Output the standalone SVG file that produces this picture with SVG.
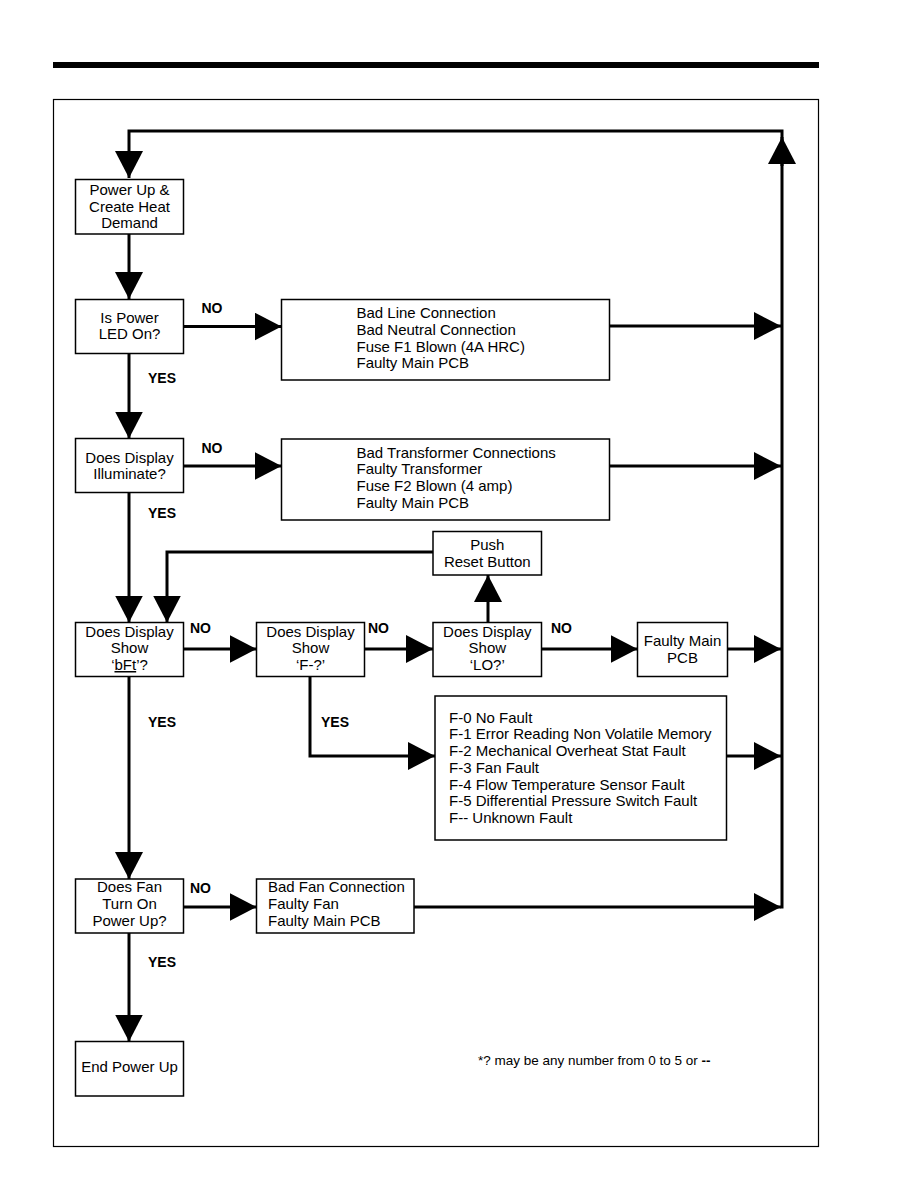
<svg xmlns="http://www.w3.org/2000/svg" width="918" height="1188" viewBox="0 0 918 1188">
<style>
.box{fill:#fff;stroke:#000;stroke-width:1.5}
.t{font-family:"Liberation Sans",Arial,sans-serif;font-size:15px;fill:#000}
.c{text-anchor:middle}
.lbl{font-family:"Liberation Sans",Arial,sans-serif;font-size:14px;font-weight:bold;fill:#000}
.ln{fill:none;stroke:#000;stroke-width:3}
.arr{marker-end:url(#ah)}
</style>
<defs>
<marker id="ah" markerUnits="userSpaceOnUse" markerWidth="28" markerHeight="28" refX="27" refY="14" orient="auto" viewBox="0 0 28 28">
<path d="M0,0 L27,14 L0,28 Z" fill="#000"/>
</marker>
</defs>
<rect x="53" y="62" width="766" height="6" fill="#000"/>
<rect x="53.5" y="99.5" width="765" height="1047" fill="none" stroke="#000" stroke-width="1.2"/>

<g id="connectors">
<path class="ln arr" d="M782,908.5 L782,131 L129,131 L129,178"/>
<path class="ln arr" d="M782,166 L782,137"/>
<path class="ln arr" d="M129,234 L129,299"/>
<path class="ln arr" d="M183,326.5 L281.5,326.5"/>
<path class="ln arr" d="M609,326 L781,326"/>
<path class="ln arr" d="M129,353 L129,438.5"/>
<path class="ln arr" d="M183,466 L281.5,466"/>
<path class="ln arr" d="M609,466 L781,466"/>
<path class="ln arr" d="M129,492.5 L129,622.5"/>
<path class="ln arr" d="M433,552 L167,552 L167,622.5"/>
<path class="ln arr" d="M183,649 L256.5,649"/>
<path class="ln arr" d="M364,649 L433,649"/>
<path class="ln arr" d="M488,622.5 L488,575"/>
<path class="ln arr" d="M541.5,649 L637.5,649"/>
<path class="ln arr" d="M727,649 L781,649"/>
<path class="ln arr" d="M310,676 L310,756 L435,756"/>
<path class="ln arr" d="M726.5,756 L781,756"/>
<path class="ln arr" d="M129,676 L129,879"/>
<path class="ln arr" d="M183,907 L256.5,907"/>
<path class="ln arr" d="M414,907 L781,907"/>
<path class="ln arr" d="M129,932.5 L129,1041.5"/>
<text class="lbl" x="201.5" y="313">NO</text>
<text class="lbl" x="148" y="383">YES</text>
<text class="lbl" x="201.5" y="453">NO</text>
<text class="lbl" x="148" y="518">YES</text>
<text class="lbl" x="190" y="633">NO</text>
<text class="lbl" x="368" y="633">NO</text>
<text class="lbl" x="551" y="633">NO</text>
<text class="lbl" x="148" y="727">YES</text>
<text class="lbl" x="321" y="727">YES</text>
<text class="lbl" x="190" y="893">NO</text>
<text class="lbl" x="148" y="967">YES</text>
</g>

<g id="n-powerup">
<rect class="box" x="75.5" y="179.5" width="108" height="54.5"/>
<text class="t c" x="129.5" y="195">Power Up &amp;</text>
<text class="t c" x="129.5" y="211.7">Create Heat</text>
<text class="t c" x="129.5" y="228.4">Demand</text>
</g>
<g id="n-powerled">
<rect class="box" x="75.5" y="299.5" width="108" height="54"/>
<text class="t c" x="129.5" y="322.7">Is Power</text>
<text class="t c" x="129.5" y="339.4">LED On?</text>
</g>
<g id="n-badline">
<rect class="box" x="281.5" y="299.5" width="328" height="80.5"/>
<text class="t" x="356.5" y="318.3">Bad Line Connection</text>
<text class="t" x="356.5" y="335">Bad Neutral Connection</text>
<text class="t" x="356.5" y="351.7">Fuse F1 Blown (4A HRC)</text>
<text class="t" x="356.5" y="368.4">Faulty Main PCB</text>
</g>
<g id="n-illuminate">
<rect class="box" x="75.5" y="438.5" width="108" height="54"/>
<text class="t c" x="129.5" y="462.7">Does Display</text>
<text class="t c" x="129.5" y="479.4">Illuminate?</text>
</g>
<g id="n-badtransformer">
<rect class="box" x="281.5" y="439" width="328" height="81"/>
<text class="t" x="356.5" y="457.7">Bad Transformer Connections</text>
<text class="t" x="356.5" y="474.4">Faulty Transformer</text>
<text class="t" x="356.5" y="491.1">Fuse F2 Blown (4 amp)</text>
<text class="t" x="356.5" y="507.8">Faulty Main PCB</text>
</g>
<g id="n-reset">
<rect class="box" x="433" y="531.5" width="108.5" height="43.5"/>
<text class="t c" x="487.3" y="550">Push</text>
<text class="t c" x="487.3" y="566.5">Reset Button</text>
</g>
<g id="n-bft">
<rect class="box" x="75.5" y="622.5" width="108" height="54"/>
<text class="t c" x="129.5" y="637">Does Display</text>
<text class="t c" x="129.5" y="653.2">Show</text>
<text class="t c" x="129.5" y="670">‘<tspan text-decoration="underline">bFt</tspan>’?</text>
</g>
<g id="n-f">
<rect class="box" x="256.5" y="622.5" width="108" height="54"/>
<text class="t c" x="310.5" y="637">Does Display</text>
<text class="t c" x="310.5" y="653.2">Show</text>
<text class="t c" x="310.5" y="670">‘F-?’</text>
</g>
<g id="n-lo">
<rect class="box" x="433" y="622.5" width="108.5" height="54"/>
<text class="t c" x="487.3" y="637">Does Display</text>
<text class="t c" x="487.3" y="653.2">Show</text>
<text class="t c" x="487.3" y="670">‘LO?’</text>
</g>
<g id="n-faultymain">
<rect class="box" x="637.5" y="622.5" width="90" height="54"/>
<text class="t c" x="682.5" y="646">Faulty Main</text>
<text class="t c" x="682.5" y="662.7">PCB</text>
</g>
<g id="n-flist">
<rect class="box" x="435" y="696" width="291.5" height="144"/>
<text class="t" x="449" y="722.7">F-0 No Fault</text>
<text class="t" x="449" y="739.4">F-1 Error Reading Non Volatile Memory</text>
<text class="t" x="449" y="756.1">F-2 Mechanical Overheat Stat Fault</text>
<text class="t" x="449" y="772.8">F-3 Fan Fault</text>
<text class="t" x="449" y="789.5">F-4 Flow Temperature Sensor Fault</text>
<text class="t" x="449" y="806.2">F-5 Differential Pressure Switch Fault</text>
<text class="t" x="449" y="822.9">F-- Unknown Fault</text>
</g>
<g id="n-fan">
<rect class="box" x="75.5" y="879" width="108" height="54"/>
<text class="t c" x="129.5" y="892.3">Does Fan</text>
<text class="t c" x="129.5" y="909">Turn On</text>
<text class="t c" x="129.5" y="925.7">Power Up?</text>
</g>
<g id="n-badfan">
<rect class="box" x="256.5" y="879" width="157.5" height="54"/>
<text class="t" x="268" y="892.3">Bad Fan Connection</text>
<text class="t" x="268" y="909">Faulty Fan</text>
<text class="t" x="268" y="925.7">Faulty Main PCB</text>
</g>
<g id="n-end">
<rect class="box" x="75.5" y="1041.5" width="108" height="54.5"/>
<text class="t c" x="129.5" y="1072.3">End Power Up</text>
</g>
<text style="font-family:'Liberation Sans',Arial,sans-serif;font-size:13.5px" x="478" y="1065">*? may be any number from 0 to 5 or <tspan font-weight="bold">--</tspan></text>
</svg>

## Set task
Pictures are to be left out; repeat all the remaining data exactly.

## Problem solution
Output the standalone SVG file that produces this picture with SVG.
<svg xmlns="http://www.w3.org/2000/svg" width="918" height="1188" viewBox="0 0 918 1188">
<style>
.box{fill:#fff;stroke:#000;stroke-width:1.5}
.t{font-family:"Liberation Sans",Arial,sans-serif;font-size:15px;fill:#000}
.c{text-anchor:middle}
.lbl{font-family:"Liberation Sans",Arial,sans-serif;font-size:14px;font-weight:bold;fill:#000}
.ln{fill:none;stroke:#000;stroke-width:3}
.arr{marker-end:url(#ah)}
</style>
<defs>
<marker id="ah" markerUnits="userSpaceOnUse" markerWidth="28" markerHeight="28" refX="27" refY="14" orient="auto" viewBox="0 0 28 28">
<path d="M0,0 L27,14 L0,28 Z" fill="#000"/>
</marker>
</defs>
<rect x="53" y="62" width="766" height="6" fill="#000"/>
<rect x="53.5" y="99.5" width="765" height="1047" fill="none" stroke="#000" stroke-width="1.2"/>

<g id="connectors">
<path class="ln arr" d="M782,908.5 L782,131 L129,131 L129,178"/>
<path class="ln arr" d="M782,166 L782,137"/>
<path class="ln arr" d="M129,234 L129,299"/>
<path class="ln arr" d="M183,326.5 L281.5,326.5"/>
<path class="ln arr" d="M609,326 L781,326"/>
<path class="ln arr" d="M129,353 L129,438.5"/>
<path class="ln arr" d="M183,466 L281.5,466"/>
<path class="ln arr" d="M609,466 L781,466"/>
<path class="ln arr" d="M129,492.5 L129,622.5"/>
<path class="ln arr" d="M433,552 L167,552 L167,622.5"/>
<path class="ln arr" d="M183,649 L256.5,649"/>
<path class="ln arr" d="M364,649 L433,649"/>
<path class="ln arr" d="M488,622.5 L488,575"/>
<path class="ln arr" d="M541.5,649 L637.5,649"/>
<path class="ln arr" d="M727,649 L781,649"/>
<path class="ln arr" d="M310,676 L310,756 L435,756"/>
<path class="ln arr" d="M726.5,756 L781,756"/>
<path class="ln arr" d="M129,676 L129,879"/>
<path class="ln arr" d="M183,907 L256.5,907"/>
<path class="ln arr" d="M414,907 L781,907"/>
<path class="ln arr" d="M129,932.5 L129,1041.5"/>
<text class="lbl" x="201.5" y="313">NO</text>
<text class="lbl" x="148" y="383">YES</text>
<text class="lbl" x="201.5" y="453">NO</text>
<text class="lbl" x="148" y="518">YES</text>
<text class="lbl" x="190" y="633">NO</text>
<text class="lbl" x="368" y="633">NO</text>
<text class="lbl" x="551" y="633">NO</text>
<text class="lbl" x="148" y="727">YES</text>
<text class="lbl" x="321" y="727">YES</text>
<text class="lbl" x="190" y="893">NO</text>
<text class="lbl" x="148" y="967">YES</text>
</g>

<g id="n-powerup">
<rect class="box" x="75.5" y="179.5" width="108" height="54.5"/>
<text class="t c" x="129.5" y="195">Power Up &amp;</text>
<text class="t c" x="129.5" y="211.7">Create Heat</text>
<text class="t c" x="129.5" y="228.4">Demand</text>
</g>
<g id="n-powerled">
<rect class="box" x="75.5" y="299.5" width="108" height="54"/>
<text class="t c" x="129.5" y="322.7">Is Power</text>
<text class="t c" x="129.5" y="339.4">LED On?</text>
</g>
<g id="n-badline">
<rect class="box" x="281.5" y="299.5" width="328" height="80.5"/>
<text class="t" x="356.5" y="318.3">Bad Line Connection</text>
<text class="t" x="356.5" y="335">Bad Neutral Connection</text>
<text class="t" x="356.5" y="351.7">Fuse F1 Blown (4A HRC)</text>
<text class="t" x="356.5" y="368.4">Faulty Main PCB</text>
</g>
<g id="n-illuminate">
<rect class="box" x="75.5" y="438.5" width="108" height="54"/>
<text class="t c" x="129.5" y="462.7">Does Display</text>
<text class="t c" x="129.5" y="479.4">Illuminate?</text>
</g>
<g id="n-badtransformer">
<rect class="box" x="281.5" y="439" width="328" height="81"/>
<text class="t" x="356.5" y="457.7">Bad Transformer Connections</text>
<text class="t" x="356.5" y="474.4">Faulty Transformer</text>
<text class="t" x="356.5" y="491.1">Fuse F2 Blown (4 amp)</text>
<text class="t" x="356.5" y="507.8">Faulty Main PCB</text>
</g>
<g id="n-reset">
<rect class="box" x="433" y="531.5" width="108.5" height="43.5"/>
<text class="t c" x="487.3" y="550">Push</text>
<text class="t c" x="487.3" y="566.5">Reset Button</text>
</g>
<g id="n-bft">
<rect class="box" x="75.5" y="622.5" width="108" height="54"/>
<text class="t c" x="129.5" y="637">Does Display</text>
<text class="t c" x="129.5" y="653.2">Show</text>
<text class="t c" x="129.5" y="670">‘<tspan text-decoration="underline">bFt</tspan>’?</text>
</g>
<g id="n-f">
<rect class="box" x="256.5" y="622.5" width="108" height="54"/>
<text class="t c" x="310.5" y="637">Does Display</text>
<text class="t c" x="310.5" y="653.2">Show</text>
<text class="t c" x="310.5" y="670">‘F-?’</text>
</g>
<g id="n-lo">
<rect class="box" x="433" y="622.5" width="108.5" height="54"/>
<text class="t c" x="487.3" y="637">Does Display</text>
<text class="t c" x="487.3" y="653.2">Show</text>
<text class="t c" x="487.3" y="670">‘LO?’</text>
</g>
<g id="n-faultymain">
<rect class="box" x="637.5" y="622.5" width="90" height="54"/>
<text class="t c" x="682.5" y="646">Faulty Main</text>
<text class="t c" x="682.5" y="662.7">PCB</text>
</g>
<g id="n-flist">
<rect class="box" x="435" y="696" width="291.5" height="144"/>
<text class="t" x="449" y="722.7">F-0 No Fault</text>
<text class="t" x="449" y="739.4">F-1 Error Reading Non Volatile Memory</text>
<text class="t" x="449" y="756.1">F-2 Mechanical Overheat Stat Fault</text>
<text class="t" x="449" y="772.8">F-3 Fan Fault</text>
<text class="t" x="449" y="789.5">F-4 Flow Temperature Sensor Fault</text>
<text class="t" x="449" y="806.2">F-5 Differential Pressure Switch Fault</text>
<text class="t" x="449" y="822.9">F-- Unknown Fault</text>
</g>
<g id="n-fan">
<rect class="box" x="75.5" y="879" width="108" height="54"/>
<text class="t c" x="129.5" y="892.3">Does Fan</text>
<text class="t c" x="129.5" y="909">Turn On</text>
<text class="t c" x="129.5" y="925.7">Power Up?</text>
</g>
<g id="n-badfan">
<rect class="box" x="256.5" y="879" width="157.5" height="54"/>
<text class="t" x="268" y="892.3">Bad Fan Connection</text>
<text class="t" x="268" y="909">Faulty Fan</text>
<text class="t" x="268" y="925.7">Faulty Main PCB</text>
</g>
<g id="n-end">
<rect class="box" x="75.5" y="1041.5" width="108" height="54.5"/>
<text class="t c" x="129.5" y="1072.3">End Power Up</text>
</g>
<text style="font-family:'Liberation Sans',Arial,sans-serif;font-size:13.5px" x="478" y="1065">*? may be any number from 0 to 5 or <tspan font-weight="bold">--</tspan></text>
</svg>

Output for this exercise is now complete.